Yup. I'd say most of the teachers I encountered paid me very little attention, because I was able to get perfect scores on all their little worksheets and fill-in-the-blank tests without any help. There were exceptions along the way, of course. I have enduring fond memories of my band director, the math teacher I had for four years running because he taught everything above Algebra I, my junior and senior year history teachers, and my AP English teacher. You'll note that all of those came fairly late in the process, though.
I do like to remember that in a lot of places, the racial integration of public schools was followed immediately by the placing of white children into private schools. Which always struck me as a bitter, defeated thing to do, and the kids have to have come out the other end of that with some kind of screwed-up ideas about what's normal in today's world.

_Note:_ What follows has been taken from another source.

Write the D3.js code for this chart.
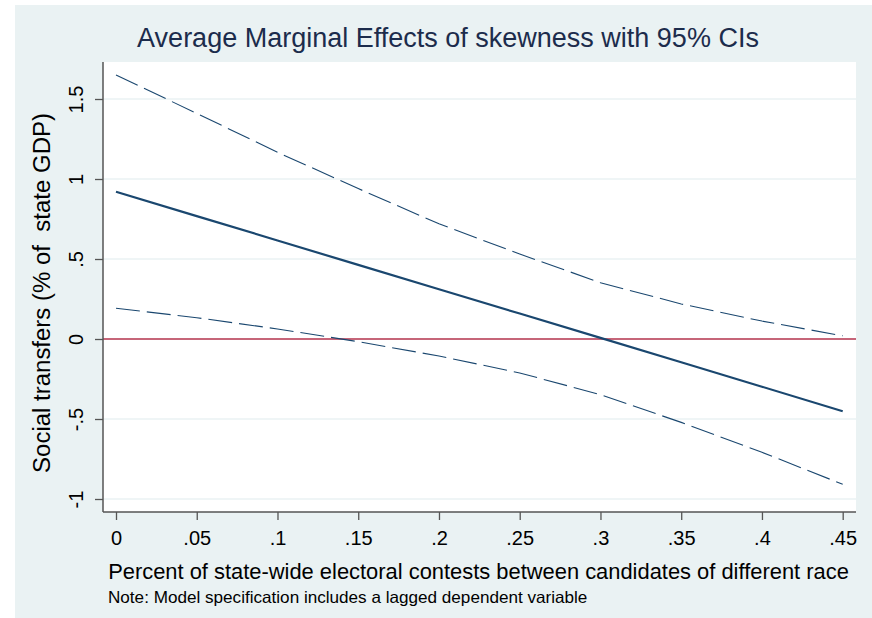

Aww, Nutty, White Flight is still the guiding reality of many public schools. It pretty much defines the urban schoolscape.
They dropped it for like a year. Basically, the conservatives (that means far right wing Republicans in Kansas) got in power and removed the requirement. Then the conservatives all got voted out and replaced with moderates (that means regular Republicans in Kansas) who put the requirement back in. Since then the School Board has been trended more conservative, so they will probably come out again. I don't think evolution really ever stopped being taught during all of this though.
Does it?
Does it argue
against
homeschooling? If I have to actually cover material that my kid is getting wrong in school, I've started homeschooling, but not taken it all the way. There's a breaking point somewhere along that continuum, and one that depends on the parents' ability and desire.
As I said -- the informed parent in that situation can choose to keep the kid in school too. It doesn't
dictate
homeschooling.
They've pretty much given up on integration here in Kansas City, the flight to the suburbs and/or moving kids to the Catholic school system has made it impossible to do.
Have we seen this yet: [link]
Judge Rules that California Same Sex Marriage Ban is Unconstitutional
Gud, most of the people I know here (Massachusetts--Toto, we've never been in Kansas) who object to the teaching of evolution in our public schools, don't object to teaching of the theory of evolution itself. They object to what they call the teaching of the underlying philosophy of naturalism. Is that true in Kansas too, do you think, or is it to the whole shebang?